Для того, чтобы сделать операцию на сердце, его надо временно остановить. Весь мир пользуется раствором Бретшнайдера. Он отличается от всех других тем, что работает внутриклеточно: его можно однократно ввести, и из Сан-Франциско до Питтсбурга везти донорское сердце. Но в этом растворе есть определенные моменты, которые нас не очень устраивают, и мы совместно с учеными из МГУ сделали принципиально новый раствор, который быстрее останавливает сердце и быстрее его запускает после того, как вы закончили операцию.
Я лично сделал с новым раствором уже более 100 операций. Он работает и у совершенно маленьких, и у взрослых больных. В этом растворе применили принципиально новый компонент и сейчас думаем, как его поставить на поток. Будет ли спрос за рубежом, пока сказать не могу, поскольку дорога в клинику — это долгий процесс.
— Во Франции недавно умер уже второй пациент, которому было пересажено искусственное сердце нового поколения компании Carmat. Знакомы ли вы с этим аппаратом, насколько он безопасен и планируется ли его применять в России?
— Очень горячая тема и, понятно, очень ожидаемая, потому что все пришли к использованию максимально возможного количества донорских сердец в своей стране — и американцы, и англичане, и французы начинают использовать донорские сердца 50-летних людей после их смерти. А раньше донорское сердце брали только у человека до 30 лет.
Что касается этого конкретного искусственного сердца, я смотрел его схему. Естественно, оно не применялось нигде, кроме той клиники, которая им владеет. Оно имеет свои определенные преимущества на данном этапе, но поскольку оно использовалось только пару раз, говорить о чем-то серьезном пока невозможно.
— Становится ли между тем в России больше людей, которые предпочитают лечиться за рубежом?
— Существует совершенно конкретная индустрия в этой части — это вербовка. Я читал года два назад в центральной прессе материал о том, почему россияне уезжают за границу. Двое молодых людей, которые занимаются этим, вывезли пациентов на 2,5 миллиарда евро.
Представляете, какой это бизнес? Также недавно промелькнула статья о том, что, создав частную клинику у нас, кто-то заработал больше, чем на "нефтянке". Одно дело, когда бесплатная квотированная медицина, обязательное медицинское страхование, а другое дело, когда медицина платная и человек отдает за нее столько, сколько лечение стоит реально.
— Все ли операции на сердце можно проводить сейчас в нашей стране или есть какие-то, которые можно сделать исключительно в зарубежных клиниках?

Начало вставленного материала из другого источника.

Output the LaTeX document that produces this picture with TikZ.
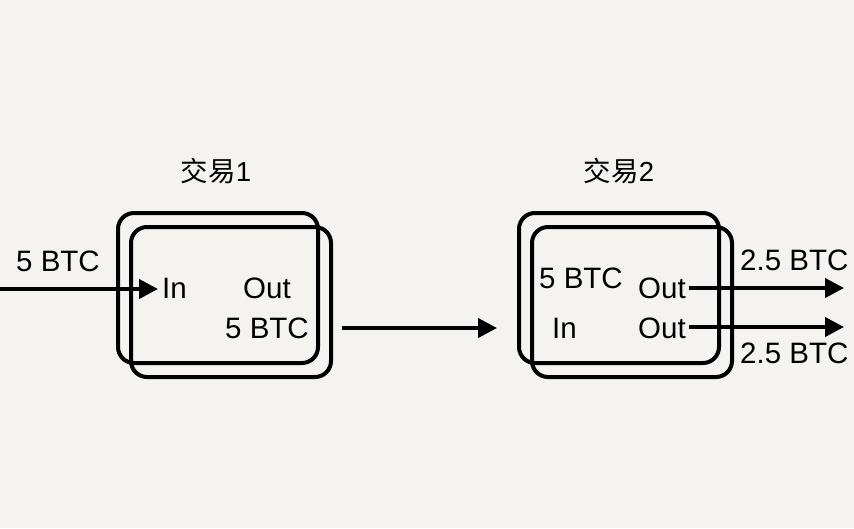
\documentclass[tikz,border=0pt]{standalone}
\usepackage{fontspec}
\setmainfont{Liberation Sans}
\newfontfamily\cjk{Noto Sans CJK SC}
\usetikzlibrary{arrows.meta}
\definecolor{paper}{HTML}{F4F3EF}
\begin{document}
\begin{tikzpicture}[x=1pt,y=-1pt,
  box/.style={draw=black,line width=4pt,rounded corners=16pt,minimum width=200pt,minimum height=150pt,inner sep=0pt},
  lbl/.style={font=\fontsize{29.5}{32}\selectfont,anchor=base west,inner sep=0pt},
  ttl/.style={font=\fontsize{27.5}{30}\selectfont,anchor=base,inner sep=0pt},
  arr/.style={line width=4pt,-{Triangle[length=19pt,width=19pt]}}]
\fill[paper] (0,0) rectangle (854,528);
\useasboundingbox (0,0) rectangle (854,528);
% transaction 1
\node[ttl] (t1) at (216,181) {{\cjk 交易}1};
\node[box] (b1back) at (218,288) {};
\node[box] (b1front) at (231,302) {};
\node[lbl] (in1lbl) at (16,271) {5 BTC};
\node[lbl] (in1) at (162,298) {In};
\node[lbl] (out1) at (243,298) {Out};
\node[lbl] (out1lbl) at (225,338) {5 BTC};
% transaction 2
\node[ttl] (t2) at (619,181) {{\cjk 交易}2};
\node[box] (b2back) at (619,288) {};
\node[box] (b2front) at (632,302) {};
\node[lbl] (in2lbl) at (539,288) {5 BTC};
\node[lbl] (out2a) at (638,298) {Out};
\node[lbl] (in2) at (552,338) {In};
\node[lbl] (out2b) at (638,338) {Out};
\node[lbl] (o2alb) at (740,270) {2.5 BTC};
\node[lbl] (o2blb) at (740,363) {2.5 BTC};
% arrows
\coordinate (s0) at (0,289);
\coordinate (e0) at (158,289);
\coordinate (s1) at (342,328);
\coordinate (e1) at (497,328);
\coordinate (s2) at (689,288);
\coordinate (e2) at (844,288);
\coordinate (s3) at (689,327);
\coordinate (e3) at (844,327);
\draw[arr] (s0) -- (e0);
\draw[arr] (s1) -- (e1);
\draw[arr] (s2) -- (e2);
\draw[arr] (s3) -- (e3);
\end{tikzpicture}
\end{document}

— Очень многие состоятельные люди едут за границу для того, чтобы, во-первых, не знали, что они болеют, — это большая часть из тех, кто уезжает. Если говорить о нашей специальности… Если наш центр взять и поставить в любой точке США, там все вокруг "высохнет". Мы самая большая в мире клиника. В прошлом году мы выполнили больше 5 тысяч операций на остановленном сердце. Сегодня в Штатах нет ни одной клиники, которая выполняла бы больше 3,5 тысяч операций. Я не говорю уже о европейских странах.
В нашем центре делаются все виды операций. Клиника оборудована так, как ни одна другая известная кардиохирургическая клиника. Поэтому не верьте разговорам о том, что человек едет за рубеж и платит минимум в десять раз больше из-за того, что здесь якобы нельзя сделать эту операцию.
— Где, помимо вашего центра, в России можно сделать все виды операций на сердце?
— У нас 17 центров в России делают более тысячи операций с искусственным кровообращением. Они делают все виды операций. Кроме того, у нас есть порядка 20 клиник, где делается 500 операций в год, — это тоже очень большие клиники. Сегодня география клиник в стране огромная. Надо к себе нормально относиться, чтобы было желание жить, дружить — семья, дети, внуки, родственники, близкие люди — и желать при этом быть здоровыми.